Although Hadoop is best known for MapReduce and its distributed filesystem (HDFS), the term is also used for a family of related projects that fall under the umbrella of infrastructure for distributed computing and large-scale data processing.
Most of the core projects are hosted by the Apache Software Foundation.
As the Hadoop ecosystem grows, more projects are appearing, not necessarily hosted at Apache, which provide complementary services to Hadoop.
The Hadoop framework itself is mostly written in the Java programming language.
Hadoop requires Java Runtime Environment (JRE)
Hadoop can be deployed in a traditional onsite datacenter as well as in the cloud (fully-managed)

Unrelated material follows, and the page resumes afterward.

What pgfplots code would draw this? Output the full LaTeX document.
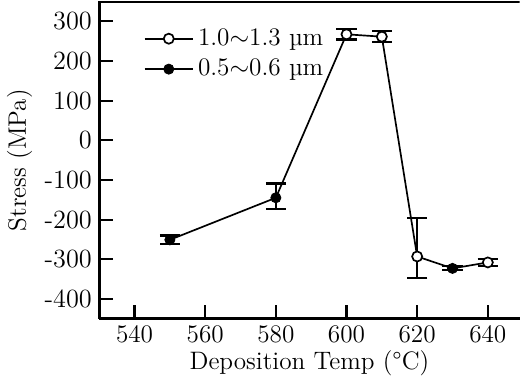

A number of companies offer commercial implementations or support for Hadoop.
Components
The term Hadoop is often used for both base modules and sub-modules and also the ecosystem.
The base Apache Hadoop framework is composed of the following modules:
Hadoop Common: contains libraries and utilities needed by other Hadoop modules.
Hadoop Distributed File System (HDFS): a distributed file-system that stores data on commodity machines, providing very high aggregate bandwidth across the cluster.
Hadoop YARN (introduced in 2012): a platform responsible for managing computing resources in clusters and using them for scheduling users' applications.
Hadoop MapReduce: an implementation of the MapReduce programming model for large-scale data processing.